When does the set of isometries form a group? Motivation
Its a classic set up. Take a metric space $M$, with distance function $d:M\times M\to \mathbb{R}$. The set of isometries of $M$ is the set of functions $f: M \to M$ which preserve distance. This set has much of the structure of a group without additional assumptions; the composition of two isometries gives an isometry, the identity function takes the place of the identity, etc.
Although every isometry must be injective, however, it is not necessarily a bijection, and so might not have an inverse. For example any injective function from a metric space with the discrete metric ($d:M\times M\to \mathbb{R}, d(a,b) = 1$ if $a \neq b$ and $0$ if $a=b$) to itself is an isometry.
As the group of isometries is quite a useful gadget we can get round this. For example in MathWorld an isometry is assumed to be bijective: http://mathworld.wolfram.com/Isometry.html
Yet in Euclidean space, we do not need any additional assumption:
Lemma
Every isometry of $\mathbb{E}^2$, the Euclidean plane, is a surjection.
Proof
On the plane, for example, assume that a point $a$ does not lie in the image of an isometry $T$. Take three distinct points $T(b_1), T(b_2)$ and $T(b_3)$ that do lie in the image (as $T$ is injective they have a unique preimage). Let $d_i = d(b_i,a)$ be the distance between $d$ and $b_i$.
The three circles radius $d_i$ around $T(b_i)$, intersect together only at $a$,  as the distances between the $T(b_i)$ and the $B_i$ are the same, the circles radius $d_i$ around $b_i$ will also intersect at a unique point $a'$. The point $T(a')$ must be $a$ as that is the only point that satisfies all the point to point distances, so $a$ does lie in the image of $T$.
$\square$
Question
We can extend this argument to higher dimensional Euclidean spaces, yet it uses non-trivial properties, in particular how circles intersect. Is there a simple propetry of a metric space that ensures that the set of isometries forms a group?
Edit To rather strengthen the question, are there simple properties that are necessary and sufficient.
 A: Every isometry between two complete connected Riemannian manifolds of the same dimension is a bijection.
Sketchy proof: 
Let $f:M\to N$ be an isometry between manifolds as above.
I want to show that $f$ is surjective. Given $z\in N$, I want to show that $z\in im(f)$.
Pick a point $x\in M$, and let $y:=f(x)\in N$. Pick a curve $\gamma$ connecting $y$ to $z$.
Since $df$ is everywhere invertible, the map $f$ is a local homeomorphism, and so there is at most one lift of the curve $\gamma\subset N$ to a curve $\tilde \gamma\subset M$. Since the metric in $M$ is complete, the curve $\tilde \gamma$ does exist.

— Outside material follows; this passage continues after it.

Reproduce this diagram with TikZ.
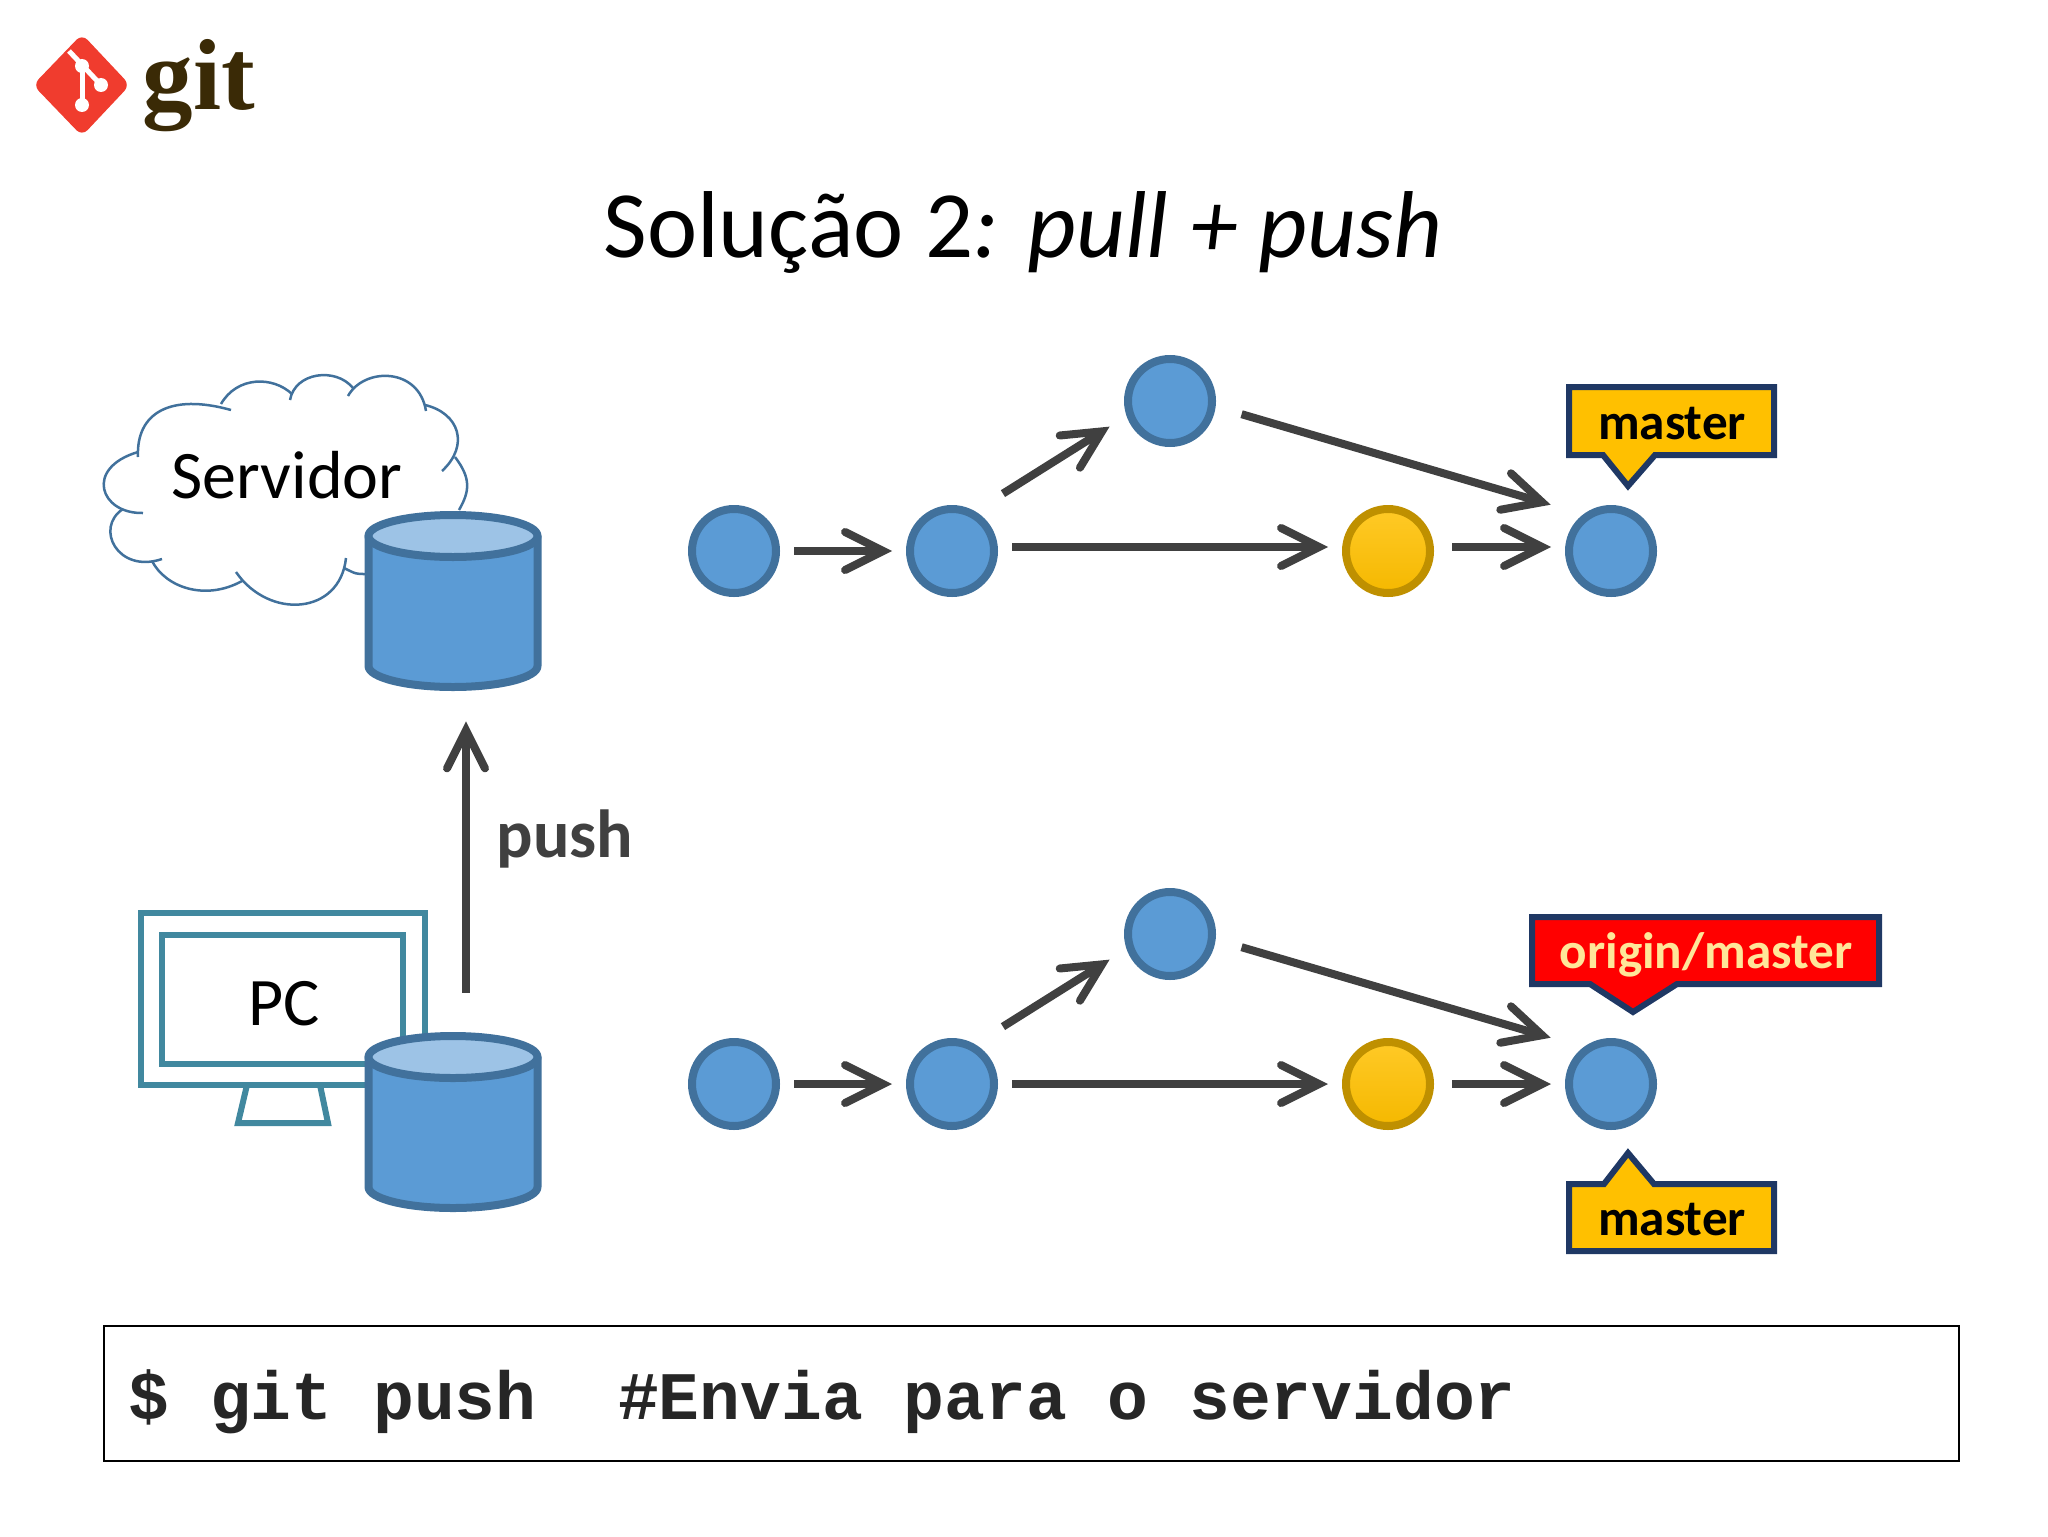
\documentclass[tikz,border=0pt]{standalone}
\usepackage{fontspec}
\setmainfont{Carlito}
\setmonofont{Liberation Mono}
\newfontfamily\logofont{Liberation Serif}
\usepackage{tikz}
\usetikzlibrary{arrows.meta}

\definecolor{fillblue}{HTML}{5B9BD5}
\definecolor{lineblue}{HTML}{41719C}
\definecolor{topblue}{HTML}{9DC3E6}
\definecolor{fillgold}{HTML}{FFC000}
\definecolor{linegold}{HTML}{BF9000}
\definecolor{tagline}{HTML}{1F3864}
\definecolor{screenline}{HTML}{41889F}
\definecolor{flowgray}{HTML}{404040}
\definecolor{logored}{HTML}{F03C2E}
\definecolor{logobrown}{HTML}{3A2A06}

\newcommand{\database}[2]{
    \begin{scope}[shift={(#2)}]
        \node (#1) [minimum width=88.5pt, minimum height=90pt, inner sep=0pt] at (0,0) {};
        \draw[db, fill=fillblue] (-84.5,-65) -- (-84.5,65) arc[start angle=180, end angle=360, x radius=42.25pt, y radius=10.5pt] -- (84.5,-65) -- cycle;
        \draw[db, fill=topblue] (0,-65) ellipse[x radius=42.25pt, y radius=10.5pt];
    \end{scope}
}

\begin{document}
\begin{tikzpicture}[
            x=0.5pt, y=-0.5pt,
            commit/.style={circle, draw=lineblue, fill=fillblue, line width=4pt, minimum size=42pt, inner sep=0pt},
            merge commit/.style={commit, draw=linegold, top color=fillgold!85!white, bottom color=fillgold!96!black},
            flow/.style={draw=flowgray, line width=4pt, -{Straight Barb[length=19pt, width=19pt, line cap=round]}, shorten <=7pt, shorten >=7pt},
            db/.style={draw=lineblue, line width=4pt, line join=round},
            bump/.style={draw=lineblue, line width=1.25pt},
            frame/.style={draw=screenline, fill=white, line width=3pt, inner sep=0pt},
            tag box/.style={draw=tagline, line width=3pt, fill=fillgold},
            tag text/.style={anchor=base, inner sep=0pt, font=\fontsize{25.6}{30}\selectfont\bfseries},
            word/.style={anchor=base, inner sep=0pt, font=\fontsize{34}{40}\selectfont}
            ]
            \useasboundingbox (0,0) rectangle (2048,1536);

            % logo
            \fill[logored, rounded corners=4pt] (82,34) -- (130,85) -- (82,136) -- (33,85) -- cycle;
            \draw[white, line width=2.5pt] (69,51) -- (101,85);
            \draw[white, line width=2.5pt] (82,64) -- (82,105);
            \fill[white] (82,66) circle (3.5pt);
            \fill[white] (101,85) circle (3.5pt);
            \fill[white] (82,105) circle (3.5pt);
            \node (logo) [anchor=base, inner sep=0pt, text=logobrown, font=\logofont\fontsize{50.5}{55}\selectfont\bfseries] at (199,110) {git};

            % title
            \node (title) [anchor=base, inner sep=0pt, font=\fontsize{47.5}{56}\selectfont] at (1023,257) {Solução 2\textit{: pull + push}};

            % cloud
            \draw[bump] (138,457) .. controls (136,413) and (170,393) .. (231,410);
            \draw[bump] (221,404) .. controls (237,376) and (273,376) .. (292,394);
            \draw[bump] (290,400) .. controls (295,372) and (336,367) .. (353,388);
            \draw[bump] (348,396) .. controls (364,367) and (419,367) .. (426,411);
            \draw[bump] (425,405) .. controls (459,413) and (470,445) .. (442,471);
            \draw[bump] (455,457) .. controls (471,478) and (470,491) .. (459,510);
            \draw[bump] (365,574) .. controls (356,574) .. (344,568);
            \draw[bump] (346,558) .. controls (340,615) and (269,620) .. (236,572);
            \draw[bump] (242,581) .. controls (206,601) and (166,588) .. (152,561);
            \draw[bump] (162,559) .. controls (118,574) and (94,528) .. (123,509);
            \draw[bump] (143,513) .. controls (100,514) and (84,468) .. (138,452);
            \node (server) [word] at (287,498) {Servidor};

            % monitor
            \draw[frame] (247,1085) -- (238,1123) -- (328,1123) -- (320,1085);
            \node (case) [frame, minimum width=142pt, minimum height=86pt] at (283,999) {};
            \node (screen) [frame, minimum width=120.5pt, minimum height=64.5pt] at (282.5,999.5) {};
            \node (pc) [word] at (284,1025) {PC};

            % databases
            \database{serverdb}{453,601}
            \database{pcdb}{453,1122}
            \draw[flow, shorten <=19.5pt, shorten >=15pt] ([xshift=6.5pt]pcdb.north) -- ([xshift=6.5pt]serverdb.south);
            \node (push) [anchor=base, inner sep=0pt, text=flowgray, font=\fontsize{34}{40}\selectfont\bfseries] at (565,857) {push};

            % top graph
            \node (a1) [commit] at (734,551) {};
            \node (a2) [commit] at (952,551) {};
            \node (a3) [commit] at (1170,401) {};
            \node (a4) [merge commit] at (1388,551) {};
            \node (a5) [commit] at (1611,551) {};
            \draw[flow] (a1) -- (a2);
            \draw[flow] ([yshift=2pt]a2.east) -- ([yshift=2pt]a4.west);
            \draw[flow, shorten <=9pt] ([yshift=2pt]a4.east) -- ([yshift=2pt]a5.west);
            \draw[flow, shorten <=16.5pt, shorten >=10pt] (a2.60) -- (a3.199);
            \draw[flow, shorten <=13.5pt, shorten >=17pt] (a3.-7) -- (a5.127);

            \draw[tag box] (1569,387) -- (1774,387) -- (1774,455) -- (1655,455) -- (1628,486) -- (1603,455) -- (1569,455) -- cycle;
            \node (mastertop) [tag text] at (1672,439) {master};

            % bottom graph
            \node (b1) [commit] at (734,1084) {};
            \node (b2) [commit] at (952,1084) {};
            \node (b3) [commit] at (1170,934) {};
            \node (b4) [merge commit] at (1388,1084) {};
            \node (b5) [commit] at (1611,1084) {};
            \draw[flow] (b1) -- (b2);
            \draw[flow] (b2) -- (b4);
            \draw[flow, shorten <=9pt] (b4) -- (b5);
            \draw[flow, shorten <=16.5pt, shorten >=10pt] (b2.60) -- (b3.199);
            \draw[flow, shorten <=13.5pt, shorten >=17pt] (b3.-7) -- (b5.127);

            \draw[tag box, fill=red] (1532,917) -- (1879,917) -- (1879,984) -- (1677,984) -- (1633,1012) -- (1590,984) -- (1532,984) -- cycle;
            \node (origin) [tag text, text=fillgold!40!white] at (1706,968) {origin/master};

            \draw[tag box] (1569,1184) -- (1604,1184) -- (1628,1153) -- (1654,1184) -- (1774,1184) -- (1774,1251) -- (1569,1251) -- cycle;
            \node (masterbottom) [tag text] at (1672,1235) {master};

            % command
            \node (command) [draw=black, line width=1pt, minimum width=927.5pt, minimum height=67.5pt, inner sep=0pt] at (1031.5,1393.5) {};
            \node (line) [anchor=base west, inner sep=0pt, text=black!85, font=\ttfamily\bfseries\fontsize{34}{40}\selectfont] at (128,1419) {\$ git push\ \ \#Envia para o servidor};
        \end{tikzpicture}
\end{document}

Its end point is the desired preimage of $z$.  $\square$
Analysis of what's used in the above proof:
    • Every isometry $M\to N$ is a local homeomorphism.
    • $N$ is path connected.
     • The metric on $M$ is complete.
...and let's not forget:
    • $M$ is non-empty.
Another example where you get your desired result: regular trees.
A: Essentially all you need is surjectivity, which is usually part of the definition of being an isometry. However, if you prefer to keep the definition as you stated above, there are classes of metric spaces for which every isometry is surjective: 
Your example above extends to all Euclidean spaces: in this case, you can classify the group of isometries; every isometry is the composition of an orthogonal transformation and a translation.
If $M$ is a Riemannian manifold, then the Riemannian metric induces a metric $d$ on $M$, by defining $d(p,q)$ as the infimum of the length of all piecewise smooth curves joining $p$ and $q$. In this case, the group of isometries of $(M,d)$ is the same as the group of isometries of $M$ as a Riemannian manifold, and is a Lie group by a theorem of Myers and Steenrod.
Counterexamples to the general case abound: take $M$ to be a Hilbert space, say $l^2$ and 
take the unilateral shift:
$$ \phi(x_1,x_2, \dots)= (0,x_1,x_2, \dots ) $$
which is an isometry, but not surjective.
A: 
You are asking for conditions on a metric space $X$ for which any distance preserving map $X\to X$ is bijective. (Usually isometry is defined as bijective distance preserving map).

Well, there are arbitrarily bad spaces $X$ such that the only distance preserving map $X\to X$ is identity.
In this case distance preserving maps (well, the only one) form the trivial group.
So, I do not see a language which could be used to formulate a necessary and sufficient condition.
For sufficient conditions: 


*

*Compactness;

*Proper + cocompact isometric group action. (proper=bounded closed sets are compact)

*Any complete connected space for which the domain invariance theorem holds; in particular complete connected Riemannian manifolds without boundary.